Walking turns out to be an exercise in irritation, simultaneously dictatorial and, to put it bluntly, half-arsed. It ought to be idyllic, in essence a rural stroll. Promenaders are dispatched from Holkham Hall in north Norfolk to meander through pastures and woods, over dunes to the sea. The landscape is scattered with sculptural installations. I assume the emotional journey I went on was, however, not quite what was envisaged. "Angels" (guides posted along the way) imply you're en route to Nirvana, whispering, "Relax and enjoy". But you must remain in single file; follow the white stones; and take very, very slow steps.
The walk is three miles. Wilson has decreed that you'll cover the ground over three-and-a-half hours. By the second field I was already infuriated and wanting to run wild, in protest. Casting off the hectic velocity of modern life can inspire contemplation, but Wilson spoils the ramble with his restrictions.
I did calm down for a bit in the middle (by pretending that I was an arthritic nonagenarian). I observed the flora's microhabitats more closely: the perennial ryegrass and hoary plantain, the red sorell and the silverweed. I loved the rustling reeds, loved the towering pine wood. But you can do that any weekend, free.

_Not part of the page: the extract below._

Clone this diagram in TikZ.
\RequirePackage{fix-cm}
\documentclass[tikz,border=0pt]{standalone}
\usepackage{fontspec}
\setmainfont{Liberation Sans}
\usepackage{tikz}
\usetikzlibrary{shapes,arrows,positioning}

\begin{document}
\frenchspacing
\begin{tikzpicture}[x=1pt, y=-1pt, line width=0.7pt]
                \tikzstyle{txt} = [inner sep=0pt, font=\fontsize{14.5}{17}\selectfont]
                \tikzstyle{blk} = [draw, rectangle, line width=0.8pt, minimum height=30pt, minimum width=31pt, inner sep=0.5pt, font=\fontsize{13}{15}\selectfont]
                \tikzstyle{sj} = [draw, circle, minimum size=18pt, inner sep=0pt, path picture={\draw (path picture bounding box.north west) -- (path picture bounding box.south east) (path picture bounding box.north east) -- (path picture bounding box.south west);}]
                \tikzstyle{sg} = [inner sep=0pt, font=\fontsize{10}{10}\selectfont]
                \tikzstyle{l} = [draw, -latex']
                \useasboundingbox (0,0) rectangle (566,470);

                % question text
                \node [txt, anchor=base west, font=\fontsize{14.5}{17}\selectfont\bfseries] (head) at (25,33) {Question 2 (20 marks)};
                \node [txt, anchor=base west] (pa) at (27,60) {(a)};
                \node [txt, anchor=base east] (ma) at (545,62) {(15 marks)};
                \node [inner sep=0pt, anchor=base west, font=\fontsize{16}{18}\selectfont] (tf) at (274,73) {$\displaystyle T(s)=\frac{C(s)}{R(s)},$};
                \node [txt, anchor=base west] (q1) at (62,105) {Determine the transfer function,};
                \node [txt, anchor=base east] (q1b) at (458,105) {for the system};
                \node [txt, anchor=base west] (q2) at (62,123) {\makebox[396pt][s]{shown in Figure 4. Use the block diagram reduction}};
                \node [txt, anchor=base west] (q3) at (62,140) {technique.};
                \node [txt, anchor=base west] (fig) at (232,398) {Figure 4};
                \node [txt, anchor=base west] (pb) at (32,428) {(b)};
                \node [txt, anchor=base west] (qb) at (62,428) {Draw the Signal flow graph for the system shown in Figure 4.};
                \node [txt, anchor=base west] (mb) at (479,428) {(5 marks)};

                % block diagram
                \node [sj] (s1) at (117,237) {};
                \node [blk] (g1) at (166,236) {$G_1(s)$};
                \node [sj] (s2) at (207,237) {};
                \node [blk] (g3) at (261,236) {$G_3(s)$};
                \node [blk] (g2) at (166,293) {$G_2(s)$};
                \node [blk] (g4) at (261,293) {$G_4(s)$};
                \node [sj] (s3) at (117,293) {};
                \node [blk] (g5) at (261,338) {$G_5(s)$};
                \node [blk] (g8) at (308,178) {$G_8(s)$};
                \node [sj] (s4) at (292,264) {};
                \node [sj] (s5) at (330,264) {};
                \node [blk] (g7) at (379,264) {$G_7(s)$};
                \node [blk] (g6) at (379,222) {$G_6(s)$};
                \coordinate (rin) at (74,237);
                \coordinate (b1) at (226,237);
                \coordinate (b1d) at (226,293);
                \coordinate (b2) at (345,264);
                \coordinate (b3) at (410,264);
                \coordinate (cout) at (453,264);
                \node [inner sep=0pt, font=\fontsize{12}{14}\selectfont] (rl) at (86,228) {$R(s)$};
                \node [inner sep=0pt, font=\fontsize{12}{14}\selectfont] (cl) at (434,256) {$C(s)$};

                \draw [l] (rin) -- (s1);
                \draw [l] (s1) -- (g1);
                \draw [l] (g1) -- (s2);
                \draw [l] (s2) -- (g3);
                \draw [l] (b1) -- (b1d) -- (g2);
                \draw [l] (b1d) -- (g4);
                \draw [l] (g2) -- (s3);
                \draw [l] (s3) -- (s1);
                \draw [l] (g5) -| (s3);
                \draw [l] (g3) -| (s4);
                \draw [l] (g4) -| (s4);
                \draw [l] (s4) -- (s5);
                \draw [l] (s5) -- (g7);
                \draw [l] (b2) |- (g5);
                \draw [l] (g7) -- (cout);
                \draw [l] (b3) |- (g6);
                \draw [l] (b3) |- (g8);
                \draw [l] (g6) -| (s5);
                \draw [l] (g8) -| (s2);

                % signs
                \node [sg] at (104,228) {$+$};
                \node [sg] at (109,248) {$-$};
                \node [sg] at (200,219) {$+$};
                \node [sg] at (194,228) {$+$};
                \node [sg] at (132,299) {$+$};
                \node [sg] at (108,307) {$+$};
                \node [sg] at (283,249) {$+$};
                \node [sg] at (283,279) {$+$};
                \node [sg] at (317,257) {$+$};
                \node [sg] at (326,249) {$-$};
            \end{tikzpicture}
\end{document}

As for the installations, perhaps they symbolise life's rites of passage. A pseudo-primitive temple at the start has a fascinating deep, black, conical hole surrounded by walls of auburn willow branches, like shaggy hair writ large. At the end, on the sweeping shore, winched "sky beds" tilt you back till you're gazing at the clouds, which feels like a transcendent, poetic death, despite the sore disappointment of noticing planks and pipes that look as if they were sourced from B&Q.
Lastly, the Finborough Theatre on the London fringe deserves its reputation for rediscovering forgotten gems, but Cornelius (originally written for Ralph Richardson in 1935) isn't a blinder, directed by Sam Yates. For sure, J B Priestley's Depression-era office drama has sharp contemporary resonances, for Jim Cornelius's small, aluminium-importing firm is going bust, with a creditors' meeting to be attended by a noxious banker.
Although pleasantly humane, Priestley spells out his criticisms of the capitalist system in plodding, middlebrow mode, with impoverished salesmen passing through. On the night I attended, Alan Cox was semi-bellowing in a small space, never quite managing to weld Cornelius's different sides: cheery chap, romantic dreamer and lonely depressive, let down by the daily grind and economic injustices. Still, Yates's cast are certainly commendable, and stardom beckons for newcomer Emily Barber who, as the new typist, Judy, exudes pert sweetness with a slight edge and a mysterious smile.
'Les Naufragés du Fol Espoir' (0131-473 2000) to 28 Aug; 'Walking' (01603-7664000) to 2 Sep; 'Cornelius': (0844 847 1652) to 8 Sep
Critic's Choice
The outstanding verbatim musical London Road, recording local residents' reactions to the 2006 serial-killing of women in Ipswich, is at the NT Olivier, London (to 6 Sep). You Me Bum Bum Train, the promenade production with audience participation that's become a cult hit, is at Empire House in Stratford, east London (to 19 Sep; tickets via the Barbican).